When I went to foster care, a foster care worker falsely labeled me as some kid who was mentally disabled and sent me to be locked up in a mental facility. While in the mental institution, I was not allowed to go to school or question anything. If I asked why I was in a mental facility when I did not have a mental illness, and why I was not allowed to be in school, they would throw me on the ground, restrain me, and stick me with needles that had drugs in them to sedate me. This is inhumane. This type of treatment is slavery. One can tell that these are exactly some of the ways that our ancestors were treated in the historical slavery days…. 

Ms. Bul suggests a system of compensation for young people who endured what she went through. Another term for that might be “reparations.” 

● The terror doesn’t end with the foster care. Also in The Imprint Kristen Nicole Powell, a young mother who spent years in foster care writes: 

One fear has haunted me since the day I became a parent: losing my kids to the child welfare system. For someone like me who grew up feeling tossed around by systems that were supposed to help, the thought of my children being taken away feels like my worst nightmare. Even simple situations, like my kid getting hurt at the park, scare me. I know it’s normal for kids to get hurt, and I know I shouldn’t be scared because I’m not doing anything wrong, but that fear lingers anyway. It’s always there, whispering in the back of my mind, reminding me of the moments when systems stepped in and caused more harm than good. It’s a fear I carry with me every day, and there have been moments when it felt dangerously close to coming true. 

Tragically, the fear is rational – because various risk assessment protocols raise the “risk score” of anyone who is accused of abuse or neglect, just because they themselves had been placed in foster care. 

The Missouri Independent reports on a great big bill full of mostly small changes to the state child welfare system – most of them modest improvements. The bill would stop the state from stealing foster children’s Social Security benefits, add a “reasonable childhood independence” exception to the definition of neglect, modestly enhance a “family Miranda” provision in existing law, and set in motion a process that might someday mean that children age 14 and older would get an actual lawyer fighting for what they want. On the other hand, the bill also seems to encourage institutionalizing more children.

The Imprint reports on efforts to strengthen Colorado’s version of the Indian Child Welfare Act. It’s one of three states where such efforts are underway. 

Updates to previous stories: 

The Washington Post has more about the Texas parents whose child was wrongly taken baed on a report by a doctor who didn’t even name the right person as the mother. They got their child back, but they’re stuck in central registry limbo. 

Blavity has more on that study of bias in the New York City family police system. 

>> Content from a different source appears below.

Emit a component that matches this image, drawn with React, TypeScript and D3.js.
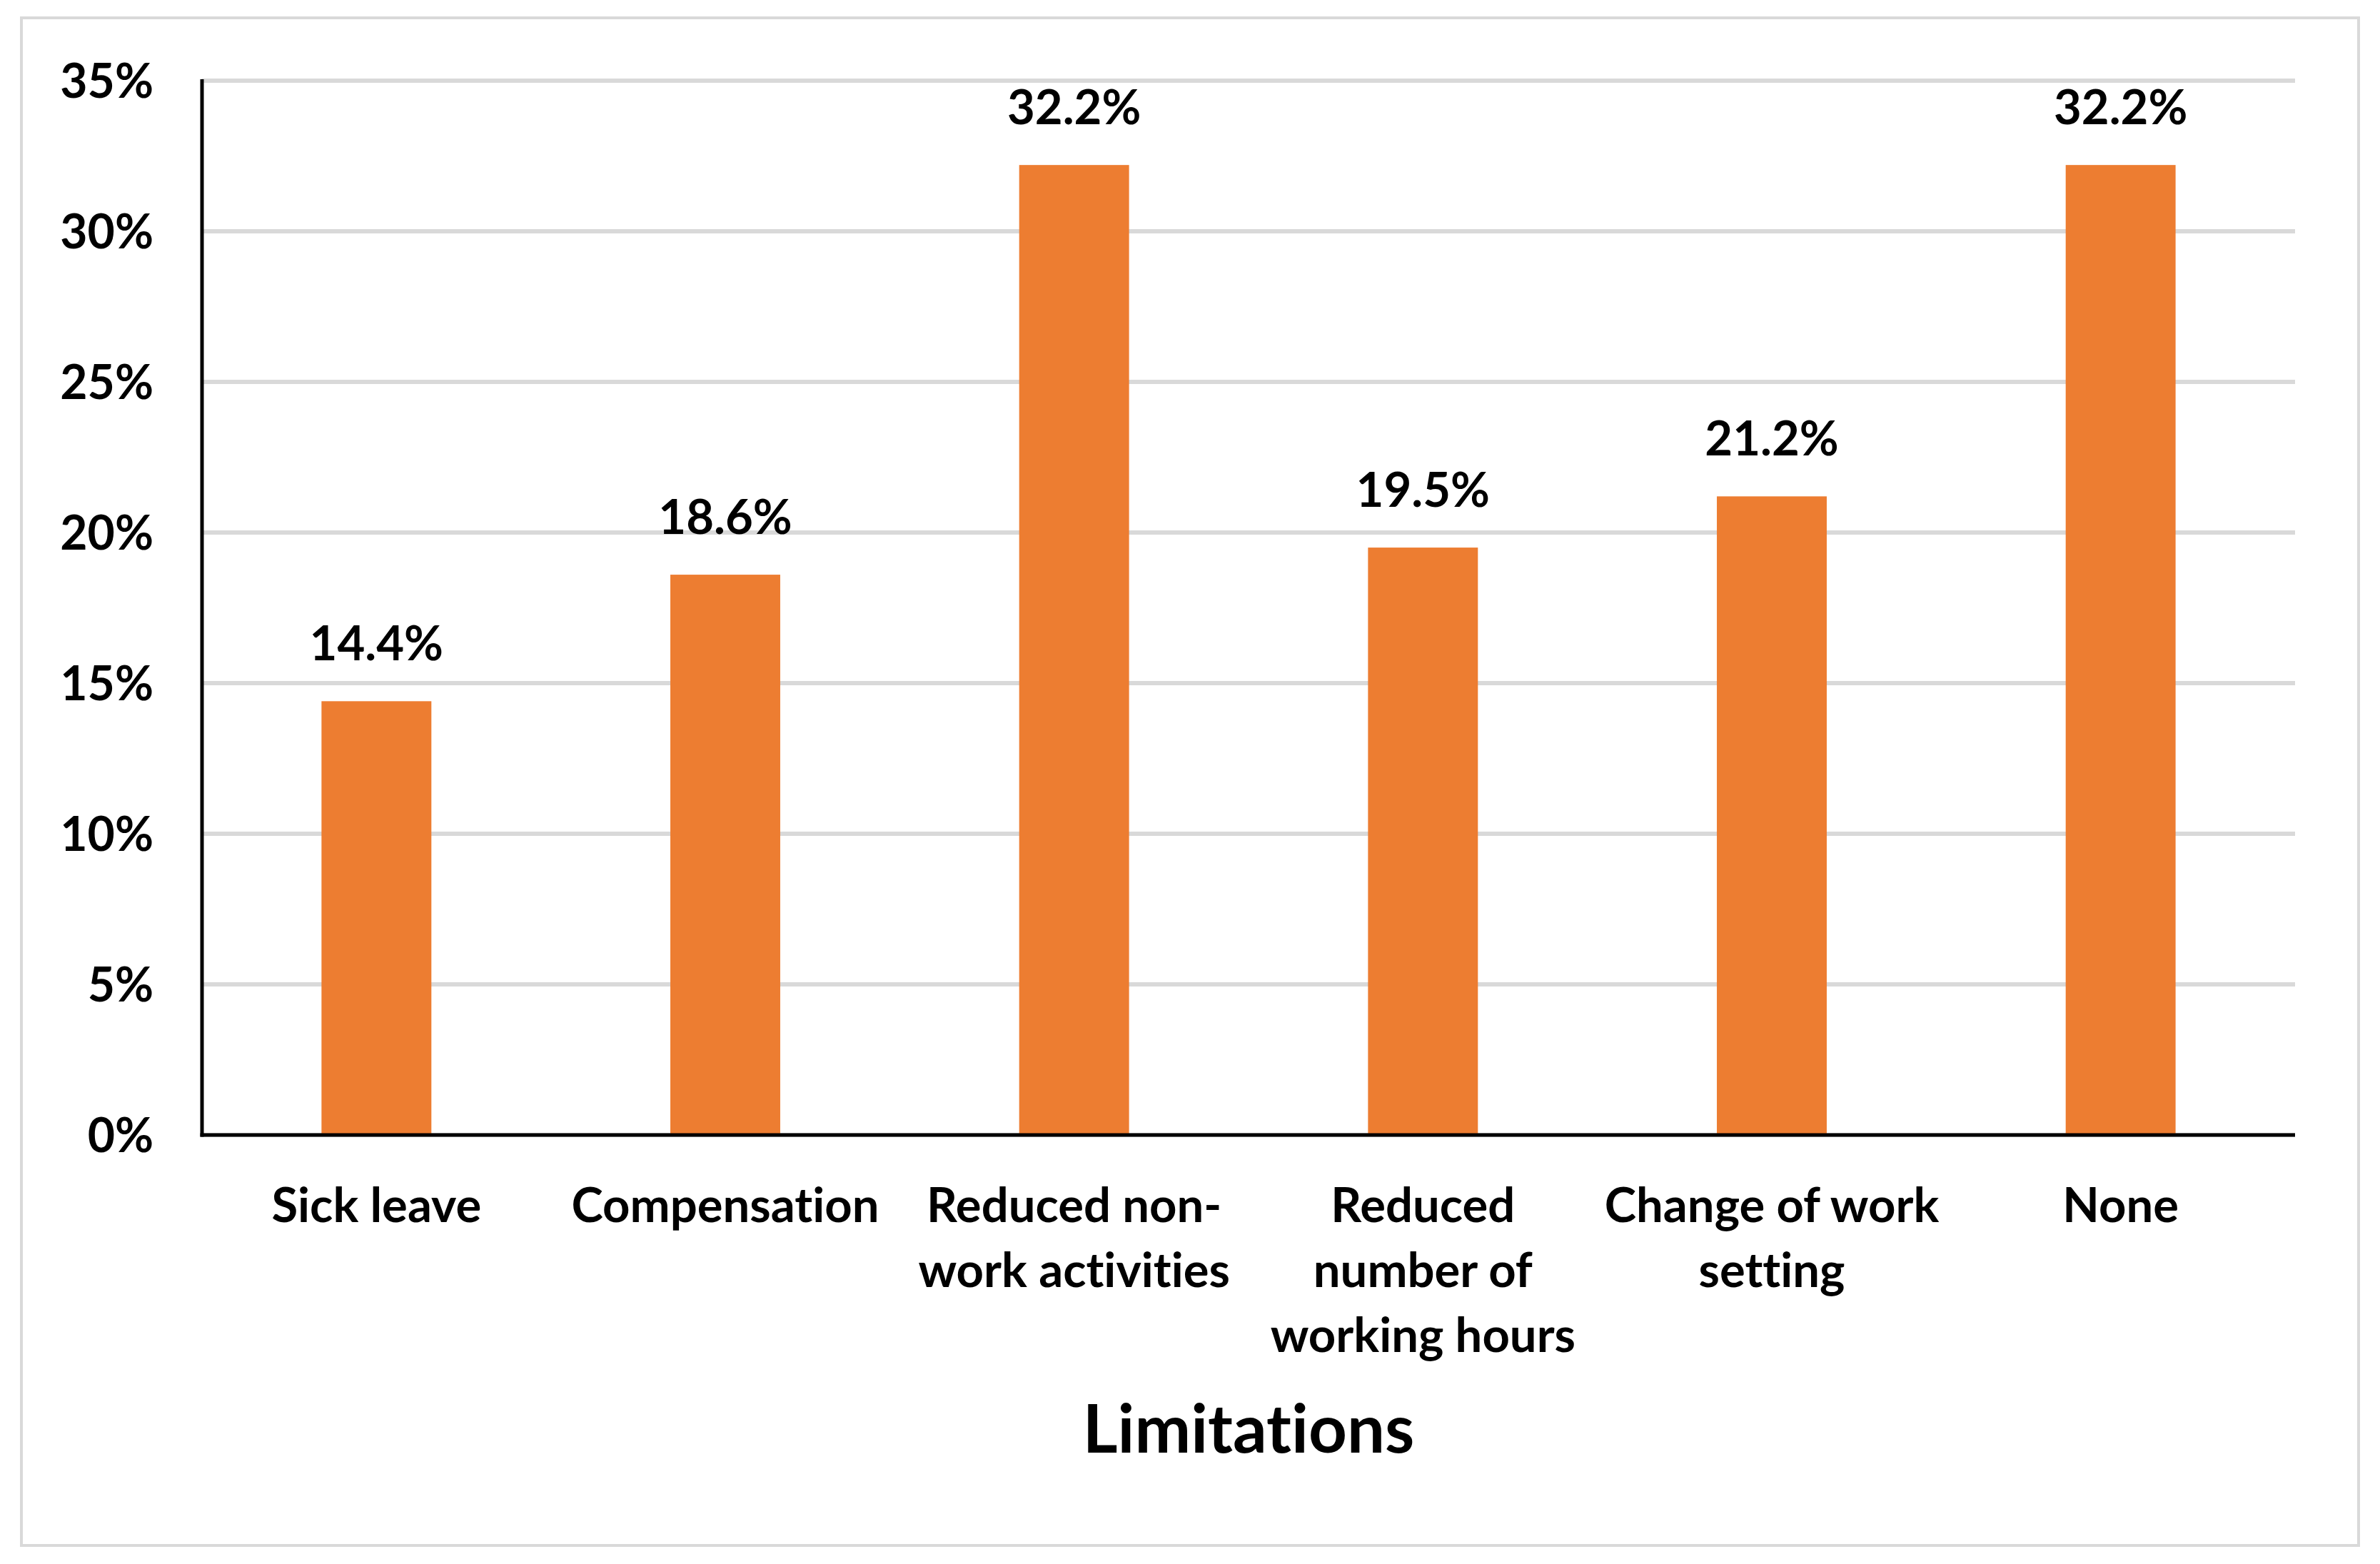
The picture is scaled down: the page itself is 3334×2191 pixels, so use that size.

The Maine Morning Star reports that a legislative committee is supporting a bill to make it harder to confuse poverty with neglect – well, a little harder.  The committee refused to support the version with some teeth in it, and went for the one even the family police agency supports – so you know the effect will be limited. 

● This update is more of a a 50-years-later story: On the 50th Anniversary of the end of the Vietnam War, The Verge looks at what “operation babylift” was really all about. It was about what it’s so often about in “child welfare”: white saviors enacting their rescue fantasies on children of color. The Vietnamese knew it. From the story: 

A South Vietnamese lieutenant gave this bitter statement to the New York Times: “It is nice to see you Americans bringing home souvenirs of our country as you leave — china elephants and orphans. Too bad some of them broke … but we have plenty more.” 

In this week's edition of The Horror Stories Go in All Directions: 

The Post-Tribune in Indiana has an update on the story of a little boy taken from relatives because they refused to say “how high” when the family police agency said “jump” – only to die in foster care.